Despite killing enough thugs to fill a morgue for weeks, the raid backfires, and Machete is forced to head north to the United States and work as a day laborer. Now, he’s in greater danger. A gang of Anglo border vigilantes led by Lt. Von Stillman (Don Johnson) shoots anyone crossing the border on sight. There’s also the rabidly right-wing Texas state Senator John McLaughlin (Robert De Niro) who feverishly campaigns on a platform of draconian punishment for illegal immigration. He even sends supporters DVDs of himself shooting at border crossers.
A local businessman named Michael Benz (Jeff Fahey), who needs the cheap labor undocumented workers provide, notices that Machete can survive incidents that would probably kill others. He offers the destitute crime fighter $150,000 to shoot McLaughlin. Before Machete can say no, Benz threatens to turn Machete into immigration authorities if he refuses.
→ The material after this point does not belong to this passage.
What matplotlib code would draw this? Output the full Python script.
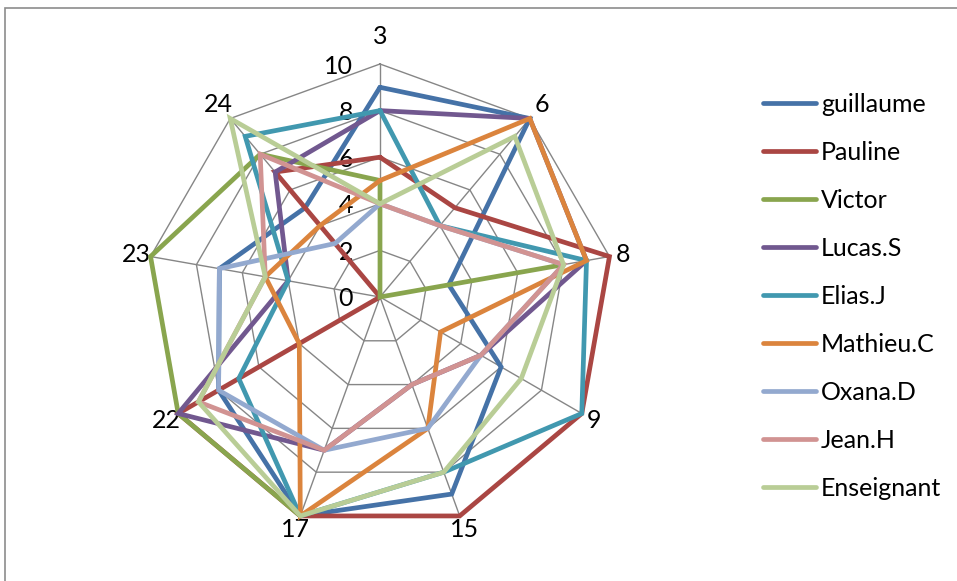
import numpy as np
import matplotlib
matplotlib.use('Agg')
import matplotlib.pyplot as plt
from matplotlib.patches import Rectangle
from matplotlib.transforms import offset_copy

plt.rcParams['font.family'] = ['Lato', 'DejaVu Sans']

categories = ['3', '6', '8', '9', '15', '17', '22', '23', '24']
names = ['guillaume', 'Pauline', 'Victor', 'Lucas.S', 'Elias.J',
         'Mathieu.C', 'Oxana.D', 'Jean.H', 'Enseignant']

guillaume = [9, 10, 3, 6, 9, 10, 8, 7, 5]
pauline = [6, 5, 10, 10, 10, 10, 10, 0, 7]
victor = [5, 0, 8, np.nan, np.nan, 10, 10, 10, 8]
lucas = [8, 10, 9, 5, 4, 7, 10, 4, 7]
elias = [8, 4, 9, 10, 8, 10, 7, 4, 9]
mathieu = [5, 10, 9, 3, 6, 10, 4, 5, 4]
oxana = [4, 4, 8, 5, 6, 7, 8, 7, 3]
jean = [4, 4, 8, 5, 4, 7, 9, 5, 8]
enseignant = [4, 9, 8, 7, 8, 10, 9, 5, 10]

series = [guillaume, pauline, victor, lucas, elias, mathieu, oxana, jean, enseignant]
colors = ['#4572A7', '#AA4643', '#89A54E', '#71588F', '#4198AF',
          '#DB843D', '#93A9CF', '#D19392', '#B9CD96']

W, H = 957, 581
fig = plt.figure(figsize=(W / 100, H / 100), dpi=100)

# chart frame (only top and left edges visible in the crop)
fig.add_artist(Rectangle((5 / W, -0.1), 2, (H - 8.3) / H + 0.1,
                         transform=fig.transFigure, fill=False,
                         edgecolor='#8c8c8c', lw=1.2))

cx, cy, rad = 380, H - 297, 233
ax = fig.add_axes([(cx - rad) / W, (cy - rad) / H, 2 * rad / W, 2 * rad / H],
                  projection='polar')
ax.set_theta_offset(np.pi / 2)
ax.set_theta_direction(-1)
ax.set_ylim(0, 10)
ax.set_xticks([])
ax.set_yticks([])
ax.grid(False)
ax.spines['polar'].set_visible(False)
ax.patch.set_visible(False)

theta = np.linspace(0, 2 * np.pi, len(categories), endpoint=False)
theta_c = np.append(theta, theta[0])

grid_color = '#868686'
for lvl in [2, 4, 6, 8, 10]:
    ax.plot(theta_c, [lvl] * len(theta_c), color=grid_color, lw=1.0,
            zorder=1, clip_on=False)
for t in theta:
    ax.plot([t, t], [0, 10], color=grid_color, lw=1.0, zorder=1, clip_on=False)

handles = []
for i, (vals, col) in enumerate(zip(series, colors)):
    v = np.append(np.array(vals, dtype=float), vals[0])
    ln, = ax.plot(theta_c, v, color=col, lw=3.4, solid_joinstyle='miter',
                  solid_capstyle='round', zorder=3 + i, clip_on=False)
    handles.append(ln)

# radial value labels, left of the top spoke
lab_tr = offset_copy(ax.transData, fig=fig, x=-27, y=-2, units='dots')
for lvl in range(0, 11, 2):
    ax.text(0, lvl, str(lvl), transform=lab_tr, ha='right', va='center',
            fontsize=18)

# category labels around the outside
px_per_unit = rad / 10
for t, cat in zip(theta, categories):
    off = 14 + 13 * max(np.cos(t), 0) ** 4
    ax.text(t, 10 + off / px_per_unit, cat, ha='center', va='center',
            fontsize=18)

fig.legend(handles, names, loc='upper left', bbox_to_anchor=(763 / W, 0.840),
           frameon=False, fontsize=18, handlelength=2.1, handletextpad=0.22,
           labelspacing=1.0, borderpad=0, borderaxespad=0)

fig.savefig('out.png', dpi=100)
plt.close(fig)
Of course, it’s a setup, and all the bad guys are working together. But Machete is bursting with enough outrageous characters and situations to make an audience forget every other cheap revenge action picture they’ve seen before. The bizarre casting is part of the charm. De Niro, Johnson and Seagal seem to love playing against type, and their winking performances make some of the bloodshed seem less shocking.
Machete also has to keep his eye on the women he encounters. Agent Sartana (Jessica Alba) may be Latina, but she’s got no qualms with sending undocumented workers back to their country of origin. Michelle Rodriguez (no relation to Robert) is just about right as a taco vender who’s secretly leading a network of people who help recent immigrants. It’s also a riot to see Lindsay Lohan playing Benz’s drug addicted, Internet porn queen daughter. Yes, it’s typecasting, but it’s still funny. So is featuring Cheech Marin as a double-barreled priest. When one of Benz’s thugs asks for mercy, he replies, “God has mercy; I don’t!”
With this cast of crazies, Machete himself seems, well, normal.
This film was inspired by a phony trailer that ran during Rodriguez’s previous movie Grindhouse. It includes all the fun bits from the faux preview and has plenty of bizarre new sequences to go with them. As with most of his movies, Rodriguez paces the tale with NASCAR speed and kitchen sink gags. If a gag or line falls flat, there are about 20 new ones to take its place before the film ends. His vivid imagination and solid visual sense makes the most outrageous images seem oddly convincing. When he takes out bad guys, Machete uses their remains in effective ways that God never intended.
He also succeeds by embracing the silliness of his ideas. The final showdown between Lt. Stillman’s border vigilantes and some extremely well armed low riders (complete with bouncing cars) is funny because every stereotype imaginable is mercilessly lampooned. Any sort of restraint would have probably taken the life out of these gags. The phony campaign ads for Senator McLaughlin are a scream and sound frighteningly close to what actual politicians are saying.
Rodriguez and his collaborators are so in love with ‘70s movies that they even put scratches in the prologue to make it look as if it were a lost artifact. Machete may not be imitating the classics of the Me Decade, but at least Rodriguez and his crew haven’t.